Lessons of the Gas Explosion

Lessons of the Gas Explosion

While the actual fire resulting from the explosion of accumulated gas in the purifying house of the Springfield, Mass., Gas Light Company announced, as it happened, to very little and the immense damage to surrounding property was actually caused by the blast itself, yet matters might have been very different and under certain conditions a terrible conflagration might easily have followed. In the first place, the Springfield fire department did some very prompt and efficient work in confining the blaze to the building involved. Again, given more inflammable surroundings, such as a number of frame dwellings, with lighted stoves and broken gas fixtures to ignite the debris, an uncontrollable disaster would have been probable.

Mr. Wedger’s report on page 295, seems to leave little doubt but that the explosion of the leaking gas was the result of human carelessness or indifference. If the filter box and the central valve or distributor had been of modern construction, the accumulation of gas at the top of the purifying house could not have occurred, and if the electric elevator had been properly isolated the spark needed to set off the mass of inflammable gas would never have been supplied.

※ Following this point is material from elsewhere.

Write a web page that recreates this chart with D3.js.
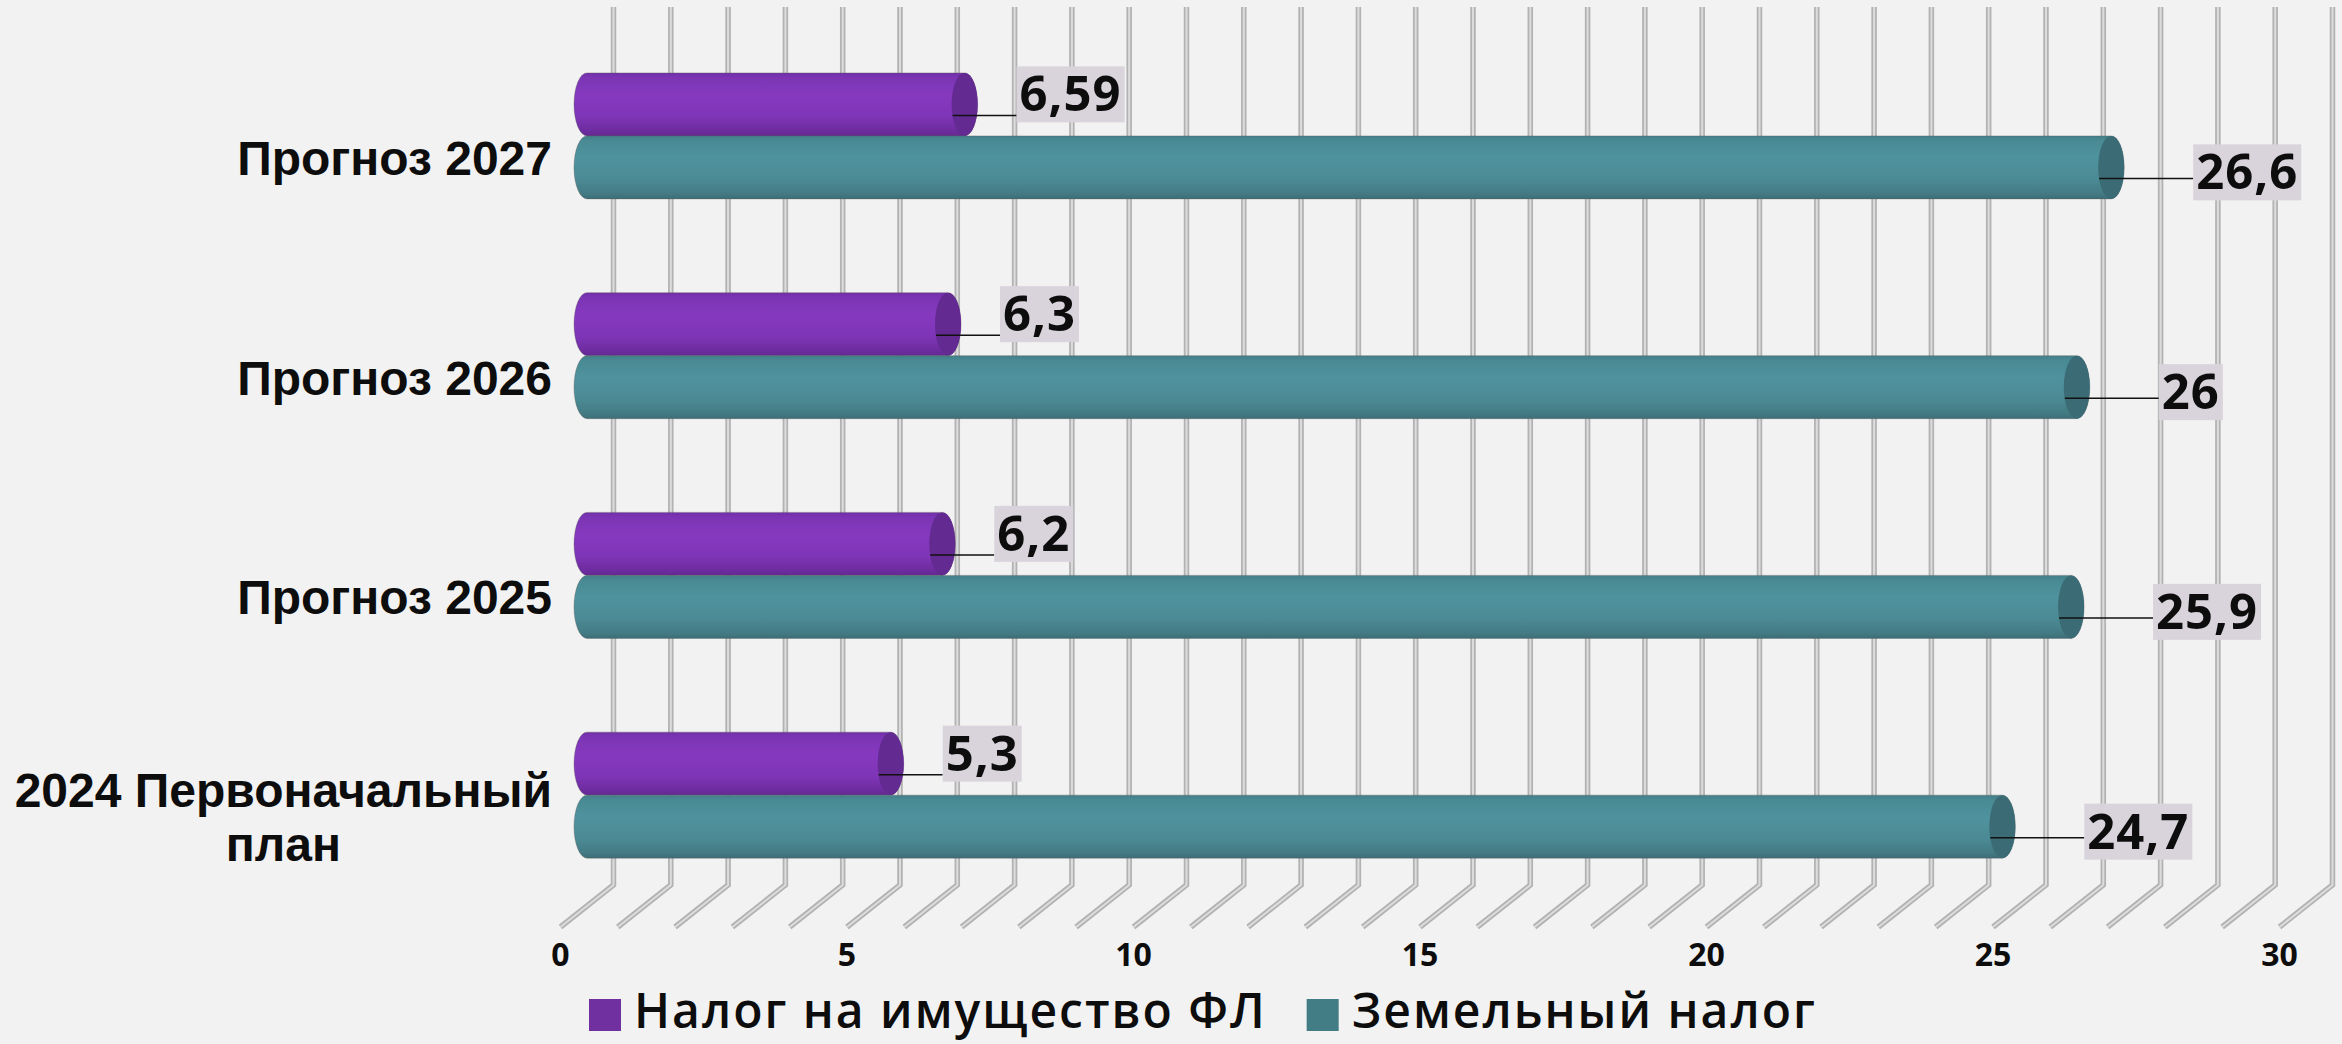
<!DOCTYPE html>
<html>
<head>
<meta charset="utf-8">
<script src="https://cdn.jsdelivr.net/npm/d3@7"></script>
<style>
  html, body { margin: 0; padding: 0; background: #f2f2f2; }
  svg { display: block; }
</style>
</head>
<body>
<svg id="chart" width="2342" height="1044"></svg>
<script>
// ---------------- DATA ----------------
const categories = ["Прогноз 2027", "Прогноз 2026", "Прогноз 2025", "2024 Первоначальный план"];
const seriesNames = ["Налог на имущество ФЛ", "Земельный налог"];
const propertyTax = [6.59, 6.3, 6.2, 5.3];
const landTax = [26.6, 26, 25.9, 24.7];
const tickValues = [0, 5, 10, 15, 20, 25, 30];
const gridValues = d3.range(0, 31, 1);

// ---------------- LAYOUT / STYLE ----------------
const W = 2342, H = 1044;
const svg = d3.select("#chart");
svg.append("rect").attr("width", W).attr("height", H).attr("fill", "#f2f2f2");

const x = d3.scaleLinear().domain([0, 30]).range([587, 2306]);
const y0 = d3.scaleBand().domain(categories).range([26, 905]).padding(0);
const y1 = d3.scaleBand().domain(seriesNames).range([-63, 63]).padding(0);

const depthDx = 26.5, depthDy = 21;     // half depth offset of the 3D box
const wallTop = 7, floorMid = 906;
const backX = v => x(v) + depthDx;
const frontX = v => x(v) - depthDx;
const backFloor = floorMid - depthDy, frontFloor = floorMid + depthDy;

const colors = {
  "Налог на имущество ФЛ": { legend: "#7030a0", cap: "#632a92",
    stops: [["0%", "#722fa8"], ["8%", "#7b35b4"], ["35%", "#8639bf"], ["70%", "#7f35b7"], ["92%", "#6d2c9e"], ["100%", "#642993"]] },
  "Земельный налог": { legend: "#427c85", cap: "#3b6c75",
    stops: [["0%", "#437f88"], ["8%", "#498a94"], ["35%", "#4f939e"], ["70%", "#4b8a94"], ["92%", "#437a83"], ["100%", "#3d6e76"]] }
};

const defs = svg.append("defs");
seriesNames.forEach((s, i) => {
  const g = defs.append("linearGradient").attr("id", "grad" + i)
    .attr("x1", 0).attr("y1", 0).attr("x2", 0).attr("y2", 1);
  colors[s].stops.forEach(st => g.append("stop").attr("offset", st[0]).attr("stop-color", st[1]));
});

// ---------------- GRID (back wall + floor) ----------------
const grid = svg.append("g");
const gridPath = v => `M${backX(v)},${wallTop} L${backX(v)},${backFloor} L${frontX(v)},${frontFloor}`;
grid.selectAll("path.gOuter").data(gridValues).join("path")
  .attr("class", "gOuter").attr("d", gridPath)
  .attr("fill", "none").attr("stroke", "#b2b2b2").attr("stroke-width", 5.5);
grid.selectAll("path.gInner").data(gridValues).join("path")
  .attr("class", "gInner").attr("d", gridPath)
  .attr("fill", "none").attr("stroke", "#dcdcdc").attr("stroke-width", 2);

// ---------------- AXIS LABELS ----------------
svg.append("g").selectAll("text").data(tickValues).join("text")
  .attr("x", d => frontX(d)).attr("y", 966)
  .attr("text-anchor", "middle")
  .attr("font-family", "'Open Sans', sans-serif").attr("font-weight", 700)
  .attr("font-size", 32).attr("fill", "#0d0d0d")
  .text(d => d);

// ---------------- CATEGORY LABELS ----------------
const catG = svg.append("g");
categories.forEach(c => {
  const cy = y0(c) + y0.bandwidth() / 2 + 22;
  const t = catG.append("text")
    .attr("font-family", "'Liberation Sans', Arial, sans-serif").attr("font-weight", 700)
    .attr("font-size", 48).attr("fill", "#0d0d0d").attr("text-anchor", "middle");
  const words = c.split(" ");
  const lines = [];
  let cur = [];
  const probe = t.append("tspan");
  words.forEach(w => {
    const trial = cur.concat([w]).join(" ");
    probe.text(trial);
    if (probe.node().getComputedTextLength() > 550 && cur.length) {
      lines.push(cur.join(" "));
      cur = [w];
    } else cur.push(w);
  });
  lines.push(cur.join(" "));
  probe.remove();
  let maxW = 0;
  lines.forEach(l => {
    const tmp = t.append("tspan").text(l);
    maxW = Math.max(maxW, tmp.node().getComputedTextLength());
    tmp.remove();
  });
  const rightEdge = 552;
  const cx = rightEdge - maxW / 2;
  const lh = 54;
  const firstBase = cy + 17 - (lines.length - 1) * lh / 2;
  lines.forEach((l, i) => {
    t.append("tspan").attr("x", cx).attr("y", firstBase + i * lh).text(l);
  });
});

// ---------------- BARS (cylinders) ----------------
const rx = 13;
const barData = [];
categories.forEach((c, i) => {
  barData.push({ cat: c, series: seriesNames[0], value: propertyTax[i], si: 0 });
  barData.push({ cat: c, series: seriesNames[1], value: landTax[i], si: 1 });
});
barData.forEach(d => {
  d.top = y0(d.cat) + y0.bandwidth() / 2 + y1(d.series);
  d.bottom = d.top + y1.bandwidth();
  d.mid = (d.top + d.bottom) / 2;
  d.ry = y1.bandwidth() / 2;
  d.x0 = x(0);
  d.x1 = x(d.value);
});

const bars = svg.append("g");
const barOrder = barData.slice().sort((a, b) => a.si - b.si);
barOrder.forEach(d => {
  const g = bars.append("g");
  g.append("path")
    .attr("d", `M${d.x0},${d.top} L${d.x1},${d.top} A${rx},${d.ry} 0 0 1 ${d.x1},${d.bottom} L${d.x0},${d.bottom} A${rx},${d.ry} 0 0 1 ${d.x0},${d.top} Z`)
    .attr("fill", `url(#grad${d.si})`)
    .attr("stroke", "rgba(90,90,90,0.35)").attr("stroke-width", 1);
  g.append("ellipse")
    .attr("cx", d.x1).attr("cy", d.mid).attr("rx", rx).attr("ry", d.ry)
    .attr("fill", colors[d.series].cap);
});

// ---------------- DATA LABELS ----------------
const fmt = v => String(v).replace(".", ",");
const labels = svg.append("g");
barData.forEach(d => {
  const txt = fmt(d.value);
  const t = labels.append("text")
    .attr("font-family", "'Open Sans', sans-serif").attr("font-weight", 700)
    .attr("font-size", 49).attr("letter-spacing", 1).attr("fill", "#0d0d0d").text(txt);
  const tw = t.node().getComputedTextLength();
  const bw = tw + 6, bh = 56;
  const boxLeft = d.si === 1 ? d.x1 + 82 : d.x1 + 52;
  const boxMid = d.si === 1 ? d.mid + 5 : d.mid - 10;
  const boxTop = boxMid - bh / 2;
  const lx0 = d.x1 - rx + 1, ly0 = d.mid + 11;
  const ly1 = Math.max(boxTop + 4, Math.min(boxTop + bh - 2, ly0));
  labels.insert("line", "text")
    .attr("x1", lx0).attr("y1", ly0).attr("x2", boxLeft).attr("y2", ly1)
    .attr("stroke", "#111").attr("stroke-width", 1.5);
  labels.insert("rect", "text")
    .attr("x", boxLeft).attr("y", boxTop).attr("width", bw).attr("height", bh)
    .attr("fill", "#d9d4db");
  t.attr("x", boxLeft + 3).attr("y", boxMid + 17);
});

// ---------------- LEGEND ----------------
const legend = svg.append("g");
let lx = 589;
seriesNames.forEach(s => {
  legend.append("rect").attr("x", lx).attr("y", 999).attr("width", 32).attr("height", 32)
    .attr("fill", colors[s].legend);
  const t = legend.append("text").attr("x", lx + 45).attr("y", 1028)
    .attr("font-family", "'Open Sans', sans-serif").attr("font-weight", 600)
    .attr("font-size", 48).attr("letter-spacing", 2).attr("fill", "#0d0d0d").text(s);
  lx = lx + 45 + t.node().getComputedTextLength() + 40;
});
</script>
</body>
</html>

The catastrophe should emphasize to all chiefs who have large gas works or tanks within their city limits— and few have not—the necessity to see to it that the receptacles containing these vast accumulations of potentially explosive gas are properly constructed and properly safeguarded. Only by insisting upon such precautions being taken by the companies owning the plants can the city or town be free from the hazard of explosion and fire from this cause.